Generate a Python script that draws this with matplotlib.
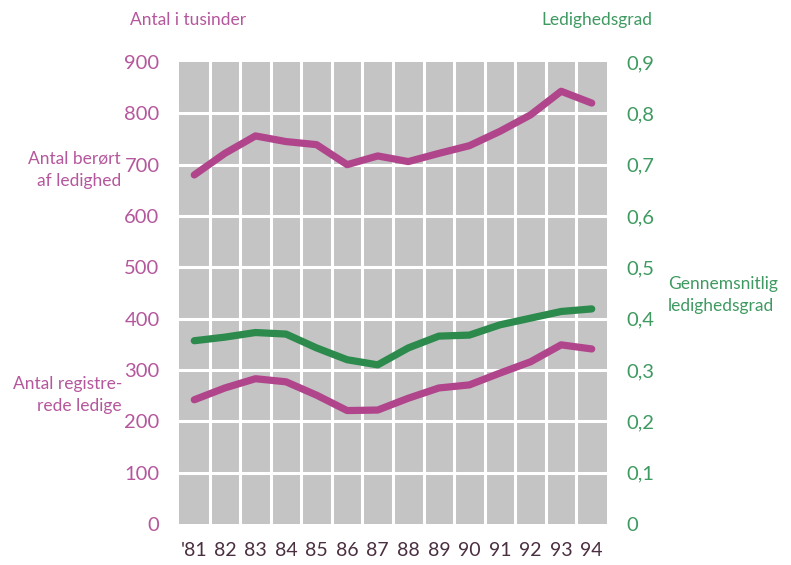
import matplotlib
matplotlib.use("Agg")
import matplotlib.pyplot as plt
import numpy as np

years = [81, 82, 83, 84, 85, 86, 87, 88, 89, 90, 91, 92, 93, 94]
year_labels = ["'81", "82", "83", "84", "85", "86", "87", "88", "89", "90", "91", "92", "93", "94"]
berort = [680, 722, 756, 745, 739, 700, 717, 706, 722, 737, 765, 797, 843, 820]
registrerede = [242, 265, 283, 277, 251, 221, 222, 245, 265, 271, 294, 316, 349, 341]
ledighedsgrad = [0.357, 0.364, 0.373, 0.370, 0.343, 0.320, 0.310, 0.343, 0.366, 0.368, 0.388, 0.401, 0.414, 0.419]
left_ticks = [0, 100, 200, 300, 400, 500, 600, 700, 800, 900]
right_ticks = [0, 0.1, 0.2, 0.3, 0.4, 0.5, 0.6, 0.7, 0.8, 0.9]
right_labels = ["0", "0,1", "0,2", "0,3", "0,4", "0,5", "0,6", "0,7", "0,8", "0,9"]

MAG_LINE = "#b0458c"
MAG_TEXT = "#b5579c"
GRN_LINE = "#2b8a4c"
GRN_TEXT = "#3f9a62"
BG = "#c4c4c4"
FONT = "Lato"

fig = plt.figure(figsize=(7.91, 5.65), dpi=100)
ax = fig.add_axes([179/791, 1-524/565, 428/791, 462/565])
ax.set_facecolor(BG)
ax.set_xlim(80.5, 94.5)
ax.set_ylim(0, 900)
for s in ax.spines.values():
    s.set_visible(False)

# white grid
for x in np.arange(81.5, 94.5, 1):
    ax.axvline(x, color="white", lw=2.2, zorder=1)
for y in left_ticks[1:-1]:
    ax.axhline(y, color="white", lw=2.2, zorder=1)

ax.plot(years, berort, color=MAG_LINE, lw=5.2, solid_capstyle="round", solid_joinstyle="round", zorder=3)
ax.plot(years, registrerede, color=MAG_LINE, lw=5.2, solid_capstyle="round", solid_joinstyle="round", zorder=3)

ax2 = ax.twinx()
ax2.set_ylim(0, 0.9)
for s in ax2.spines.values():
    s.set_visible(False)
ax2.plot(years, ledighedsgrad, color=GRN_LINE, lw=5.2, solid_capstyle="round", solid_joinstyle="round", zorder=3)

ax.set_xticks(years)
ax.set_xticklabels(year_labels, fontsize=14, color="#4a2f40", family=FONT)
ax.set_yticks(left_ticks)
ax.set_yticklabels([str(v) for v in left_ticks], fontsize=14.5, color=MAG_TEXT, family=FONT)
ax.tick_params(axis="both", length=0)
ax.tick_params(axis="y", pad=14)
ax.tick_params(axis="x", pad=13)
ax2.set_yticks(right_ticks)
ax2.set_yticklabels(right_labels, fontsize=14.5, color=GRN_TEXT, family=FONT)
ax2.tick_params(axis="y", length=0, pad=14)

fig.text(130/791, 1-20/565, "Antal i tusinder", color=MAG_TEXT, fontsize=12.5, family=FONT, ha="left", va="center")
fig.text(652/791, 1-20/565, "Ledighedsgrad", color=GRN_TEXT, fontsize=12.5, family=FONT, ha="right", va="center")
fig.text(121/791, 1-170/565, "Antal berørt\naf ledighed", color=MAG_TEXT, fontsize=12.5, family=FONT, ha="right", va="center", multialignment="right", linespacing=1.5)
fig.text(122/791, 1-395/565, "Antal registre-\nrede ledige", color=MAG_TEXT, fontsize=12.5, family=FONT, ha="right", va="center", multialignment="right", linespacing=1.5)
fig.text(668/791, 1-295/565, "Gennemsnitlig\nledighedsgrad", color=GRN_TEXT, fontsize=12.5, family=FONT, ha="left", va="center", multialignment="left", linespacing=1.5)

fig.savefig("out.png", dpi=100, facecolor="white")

⁂

- _Written request_:
Output exactly the span of lines from the top of the listing through the line holding "import numpy as np", and leave every picture out.

- _Result of the task_:
Generate a Python script that draws this with matplotlib.
import matplotlib
matplotlib.use("Agg")
import matplotlib.pyplot as plt
import numpy as np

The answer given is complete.